At this point, that's a bit like saying "I have a friend that has some kind
of vehicle with some wheels on, and sometimes it rattles. Anyone got any
thoughts on what it might be ?"

Do we even know if it is valve or semiconductor ? Valve flashovers can give
a pretty good blue flash without too much interuption to operation. I would
have thought that any flashover big enough to be seen on a semiconductor
amp, even at the mains end of things, would be associated with other
(audible) problems ...

Arfa



Gareth Magennis May 13th 08 04:49 PM

Blue flash
 

"N_Cook" wrote in message
...
A friend of a friend asked me about some mixer-amp, make unknown.
It works fine but every now and they see a blue flash through vent holes.
Presumably before the reservoir caps and a break at mains volts, but what?
A green flash from a seriously overloaded fuse rupturing, but that would
be
one-off, but what could give a blue flash ?

--
Diverse Devices, Southampton, England
electronic hints and repair briefs , schematics/manuals list on
http://home.graffiti.net/diverse:graffiti.net/






Most likely a dry jointed/fractured leg on an Inrush current thermistor or
dry joint on the mains fuse holder. Why don't you have a look, should be
easy to spot. This will be quicker than spending days pondering the
problem.



Gareth.



pipedown May 13th 08 09:43 PM

Blue flash
 

"N_Cook" wrote in message
...
A friend of a friend asked me about some mixer-amp, make unknown.
It works fine but every now and they see a blue flash through vent holes.
Presumably before the reservoir caps and a break at mains volts, but what?
A green flash from a seriously overloaded fuse rupturing, but that would
be
one-off, but what could give a blue flash ?

--
Diverse Devices, Southampton, England
electronic hints and repair briefs , schematics/manuals list on
http://home.graffiti.net/diverse:graffiti.net/





The color of an ARC is generally unimportant.
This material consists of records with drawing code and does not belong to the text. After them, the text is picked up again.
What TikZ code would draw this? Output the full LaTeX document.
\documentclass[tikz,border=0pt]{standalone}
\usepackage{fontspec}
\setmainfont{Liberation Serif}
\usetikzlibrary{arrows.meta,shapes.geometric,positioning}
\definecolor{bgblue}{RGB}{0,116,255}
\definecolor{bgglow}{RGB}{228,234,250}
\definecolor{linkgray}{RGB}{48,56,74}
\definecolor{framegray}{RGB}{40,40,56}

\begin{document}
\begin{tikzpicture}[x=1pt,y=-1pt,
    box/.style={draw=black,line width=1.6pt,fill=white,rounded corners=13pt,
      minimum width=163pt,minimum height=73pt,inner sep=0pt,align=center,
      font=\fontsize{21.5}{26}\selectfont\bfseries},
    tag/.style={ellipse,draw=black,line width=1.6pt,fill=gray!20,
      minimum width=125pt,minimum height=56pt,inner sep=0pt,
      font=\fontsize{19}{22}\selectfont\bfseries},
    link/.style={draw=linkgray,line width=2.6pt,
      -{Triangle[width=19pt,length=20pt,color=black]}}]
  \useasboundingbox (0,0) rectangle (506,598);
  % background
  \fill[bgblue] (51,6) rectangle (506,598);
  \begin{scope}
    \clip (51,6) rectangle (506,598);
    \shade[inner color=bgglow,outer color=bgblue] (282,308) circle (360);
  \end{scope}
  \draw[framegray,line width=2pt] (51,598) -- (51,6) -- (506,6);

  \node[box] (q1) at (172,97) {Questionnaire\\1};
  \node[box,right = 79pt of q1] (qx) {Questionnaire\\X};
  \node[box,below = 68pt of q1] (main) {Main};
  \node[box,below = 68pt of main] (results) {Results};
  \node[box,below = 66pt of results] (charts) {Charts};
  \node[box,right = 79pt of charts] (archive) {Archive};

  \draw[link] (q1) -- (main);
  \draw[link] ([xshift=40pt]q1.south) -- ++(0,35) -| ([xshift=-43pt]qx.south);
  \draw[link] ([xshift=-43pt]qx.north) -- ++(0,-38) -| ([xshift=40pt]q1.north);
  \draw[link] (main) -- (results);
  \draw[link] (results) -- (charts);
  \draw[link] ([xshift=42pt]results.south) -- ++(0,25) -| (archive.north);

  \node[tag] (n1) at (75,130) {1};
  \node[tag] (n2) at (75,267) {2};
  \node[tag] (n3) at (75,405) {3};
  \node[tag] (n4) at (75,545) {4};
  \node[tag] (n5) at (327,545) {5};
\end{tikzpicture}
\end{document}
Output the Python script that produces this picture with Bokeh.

The voltage of the arc, the
gas mixture near the arc and any contamination and the total charge
transfreerd all play a part in the color. Yellow to blue white is normal,
green indicates vaporized metal or other contaminant, red is fire or hot
wire not an arc typically.

What is important would be where the arc occurs. Usually once arcing starts
occuring, a component has critically failed. There are very few non
destructive failure modes that involve arcing.

Do you smell anything when it flashes. Acrid smoke or just ozone?